[Aim]
Copy, exactly as written, the lines that begin at the one containing "Write a LaTeX" and end at the one containing "(0,0) rectangle (1157,1182);". Skip any pictures in the data below.

(Saved data entries)
[BEGIN]
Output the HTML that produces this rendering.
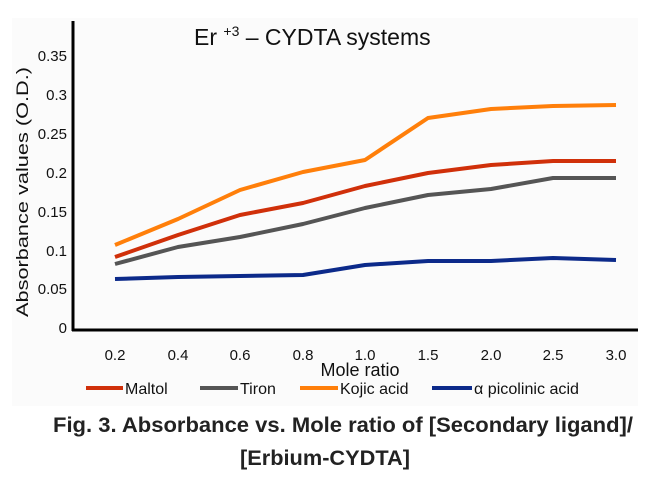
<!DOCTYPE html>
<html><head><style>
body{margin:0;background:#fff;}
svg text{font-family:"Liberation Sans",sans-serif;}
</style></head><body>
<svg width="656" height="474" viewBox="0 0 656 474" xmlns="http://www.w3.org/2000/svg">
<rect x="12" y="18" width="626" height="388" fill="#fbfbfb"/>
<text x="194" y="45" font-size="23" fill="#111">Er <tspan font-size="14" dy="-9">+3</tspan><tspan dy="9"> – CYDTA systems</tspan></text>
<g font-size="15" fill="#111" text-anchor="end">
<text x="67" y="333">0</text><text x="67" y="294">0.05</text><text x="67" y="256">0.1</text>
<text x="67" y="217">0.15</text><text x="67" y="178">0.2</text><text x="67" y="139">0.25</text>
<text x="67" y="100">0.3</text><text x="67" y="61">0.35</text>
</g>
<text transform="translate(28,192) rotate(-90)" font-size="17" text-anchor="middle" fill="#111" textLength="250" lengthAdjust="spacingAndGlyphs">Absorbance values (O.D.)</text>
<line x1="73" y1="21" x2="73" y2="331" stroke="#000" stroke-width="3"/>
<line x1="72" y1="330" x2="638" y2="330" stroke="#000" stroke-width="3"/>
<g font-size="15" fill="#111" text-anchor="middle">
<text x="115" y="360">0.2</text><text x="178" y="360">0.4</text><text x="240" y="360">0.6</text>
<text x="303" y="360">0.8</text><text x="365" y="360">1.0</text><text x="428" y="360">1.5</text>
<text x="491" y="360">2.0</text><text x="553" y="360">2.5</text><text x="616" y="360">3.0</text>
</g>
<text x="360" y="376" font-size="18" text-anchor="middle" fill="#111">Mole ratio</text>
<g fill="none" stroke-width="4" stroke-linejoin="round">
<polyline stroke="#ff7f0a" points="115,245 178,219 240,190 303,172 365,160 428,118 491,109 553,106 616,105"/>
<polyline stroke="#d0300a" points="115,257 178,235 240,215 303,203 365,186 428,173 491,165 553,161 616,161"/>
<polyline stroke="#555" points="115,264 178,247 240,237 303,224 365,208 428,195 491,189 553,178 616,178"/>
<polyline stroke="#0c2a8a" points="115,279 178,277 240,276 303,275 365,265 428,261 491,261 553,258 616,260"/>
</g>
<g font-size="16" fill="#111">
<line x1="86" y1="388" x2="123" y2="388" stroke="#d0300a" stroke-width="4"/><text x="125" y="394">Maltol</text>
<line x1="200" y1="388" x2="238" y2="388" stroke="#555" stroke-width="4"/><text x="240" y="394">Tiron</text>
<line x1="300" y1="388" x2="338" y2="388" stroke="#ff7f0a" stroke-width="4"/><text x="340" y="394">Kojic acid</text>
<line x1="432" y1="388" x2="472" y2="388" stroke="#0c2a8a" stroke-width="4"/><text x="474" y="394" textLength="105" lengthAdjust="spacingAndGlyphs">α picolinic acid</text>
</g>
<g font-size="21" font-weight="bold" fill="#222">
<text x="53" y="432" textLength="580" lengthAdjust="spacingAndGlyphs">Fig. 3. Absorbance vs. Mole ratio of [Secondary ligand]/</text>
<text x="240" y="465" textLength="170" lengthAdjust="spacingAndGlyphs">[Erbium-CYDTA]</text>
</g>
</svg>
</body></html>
[END]
[BEGIN]
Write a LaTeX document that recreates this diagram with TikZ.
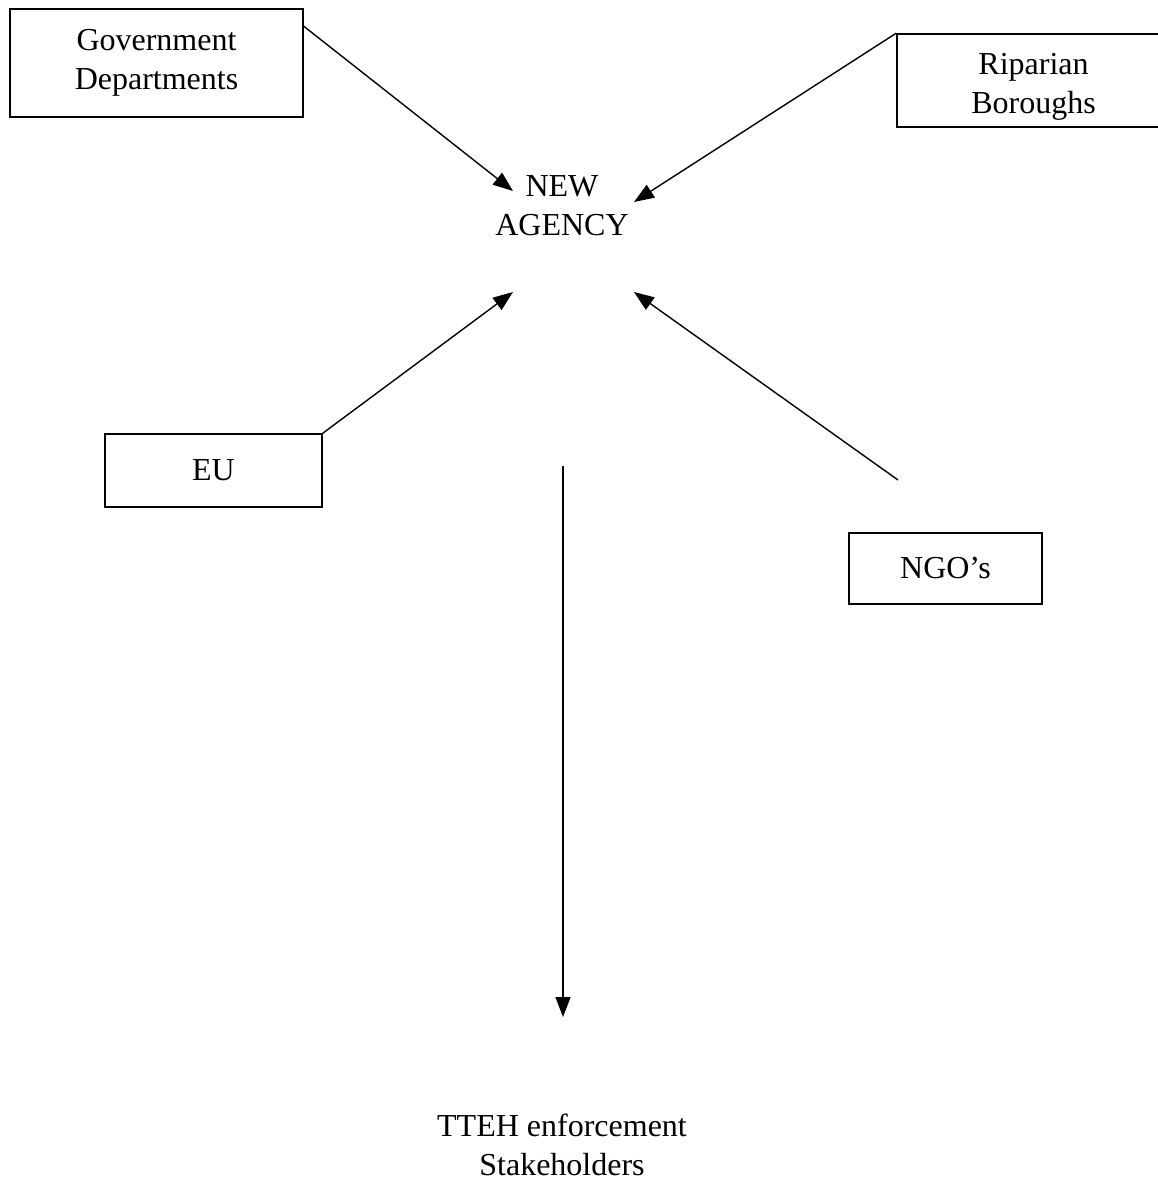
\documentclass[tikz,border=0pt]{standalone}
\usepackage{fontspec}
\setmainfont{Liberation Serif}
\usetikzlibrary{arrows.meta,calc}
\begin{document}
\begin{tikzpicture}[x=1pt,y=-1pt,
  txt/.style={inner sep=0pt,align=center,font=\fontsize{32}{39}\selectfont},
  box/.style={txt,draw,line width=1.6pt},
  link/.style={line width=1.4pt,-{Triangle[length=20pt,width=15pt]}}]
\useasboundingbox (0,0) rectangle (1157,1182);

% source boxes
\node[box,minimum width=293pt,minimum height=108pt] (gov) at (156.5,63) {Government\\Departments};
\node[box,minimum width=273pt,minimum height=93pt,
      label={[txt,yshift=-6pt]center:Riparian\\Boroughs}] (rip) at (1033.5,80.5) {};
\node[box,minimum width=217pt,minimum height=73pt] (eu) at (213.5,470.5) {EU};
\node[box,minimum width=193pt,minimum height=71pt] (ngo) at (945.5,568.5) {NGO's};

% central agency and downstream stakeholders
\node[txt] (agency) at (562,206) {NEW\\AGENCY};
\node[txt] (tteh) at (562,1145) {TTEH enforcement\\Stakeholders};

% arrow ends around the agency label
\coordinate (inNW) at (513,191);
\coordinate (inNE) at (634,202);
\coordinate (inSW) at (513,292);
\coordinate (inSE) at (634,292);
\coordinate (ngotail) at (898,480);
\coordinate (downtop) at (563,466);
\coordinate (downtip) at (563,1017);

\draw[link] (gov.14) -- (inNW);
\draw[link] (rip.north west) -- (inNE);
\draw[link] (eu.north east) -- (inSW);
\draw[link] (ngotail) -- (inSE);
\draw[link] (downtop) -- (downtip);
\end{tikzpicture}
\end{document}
[END]
[Task output]
Write a LaTeX document that recreates this diagram with TikZ.
\documentclass[tikz,border=0pt]{standalone}
\usepackage{fontspec}
\setmainfont{Liberation Serif}
\usetikzlibrary{arrows.meta,calc}
\begin{document}
\begin{tikzpicture}[x=1pt,y=-1pt,
  txt/.style={inner sep=0pt,align=center,font=\fontsize{32}{39}\selectfont},
  box/.style={txt,draw,line width=1.6pt},
  link/.style={line width=1.4pt,-{Triangle[length=20pt,width=15pt]}}]
\useasboundingbox (0,0) rectangle (1157,1182);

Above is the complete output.